Australian organisations are increasingly investing in IP services and infrastructure, an IDC study has found; though the price point for deployment still remains high.
The IDC report, which surveyed over 300 Australian organisations, found that one in seven medium and large companies have already deployed IP telephony and another 47 per cent will be implementing it in the next three years.
IDC research director Landry Fevre said that VoIP was widely regarded as a mature product now and the largest prohibitive barriers are the cost of deployment and a concern about network availability and performance.
"At the moment most companies can only afford to implement Voice over IP in situations such as mergers, acquisitions, relocations and major re-furbishments."
Just looking at purchasing new handsets alone, Fevre said that companies are looking at a substantial cost. However, he predicts there will be a steep price decline in the next year.
"As competition increases, IP handset subsidies will become almost de rigueur," he said.
Fevre said the enterprise IP telephony equipment and VoIP services market is worth $223 million combined for 2004. He predicts that this market will become increasingly competitive in the next few years.
"Overlap and friction between carriers, equipment vendors and system integrators is likely to occur around VoIP as competition intensifies with more players and products entering the market this year," Fevre said.
Gavin Williams, acting marketing director for Optus, speaks of a 'cooperative' rather than strictly 'competitive' approach to this converged market.
"I think it's true that VoIP will require an integrated approach. Optus is flexible and customer focussed in its approach to IP solutions. We're about open systems in the end."
According to Williams, customers are be able to choose their VoIP services to be totally managed by Optus, or they can select an operational model that will require Optus to work closely with network integrators and vendors
Telecommunications analyst and researcher Paul Budde agrees with Fevre that there would be friction between vendors and telco's.
"Telcos want to slow the introduction down and integrators and vendors want to speed it up. It will be interesting to see who wins," he said.
However Optus, for its part, is showing a willingness to enter the market. Since June this year it has been offering free Cisco handsets with new IP Telephony accounts
Fevre, Budde and Williams all agree that the primary driver for IT spending on IP telephony at the moment is cost reductions.
An Optus survey of 300 of its business customers found 81 per cent cited lower overall communication cost as a driver for VoIP. Reduced network management costs was also a significant attraction for 43 per cent of respondents while only 38 per cent respectively cited unified messaging and integrated messaging as drivers.
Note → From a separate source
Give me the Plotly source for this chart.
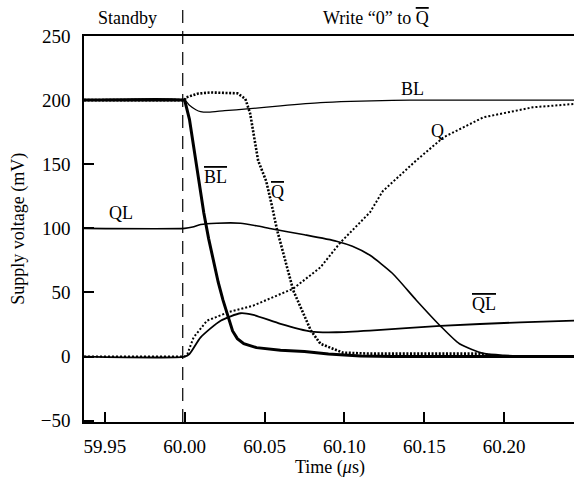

Budde believes that while ever cost alone is the driver, businesses will be slower to take up VoIP, because they are just as likely to approach their telco and bargain for a better deal with their existing network and infrastructure.
"There has to be a strategic business case for VoIP as well as a cost saving in order for it to be deployed on large scales," he said.
Besides the up front cost, the IDC survey revealed that the main reason for companies not deploying VoIP is the lack of understanding of the benefits IP telephony would provide.
Overall, Budde believes that VoIP is a mature market in the Australian enterprise space and will continue to grow, albeit slowly.
"VoIP is an evolution rather than a revolution. It is a slow process," he said.
Graham Ritchie, IT manager of Rimtech Software Australia could possibly be part of this evolution though not yet.
"We are too small to warrant an investment in VoIP at this stage," he said.
"There are only eight of us, so we would have no use for it internally. We have, however discussed it because I like to work from home. But at this stage it is just as easy to use a telephone and PC."
Glen Hickey, CIO of Zurich Financial Services Australia says that although his company is not currently using VoIP, he wants to keep the options open.
"There is currently not a strategic business benefit for us to deploy VoIP. However we are making sure that our current purchasing will enable us to deploy VoIP in the future."
BHP Billiton, Corporate Express Australia, Lend Lease Asia Pacific, Southcorp Wines and the Anglican Church Diocese of Syndey are among Australian organisations and companies currently deploying VoIP.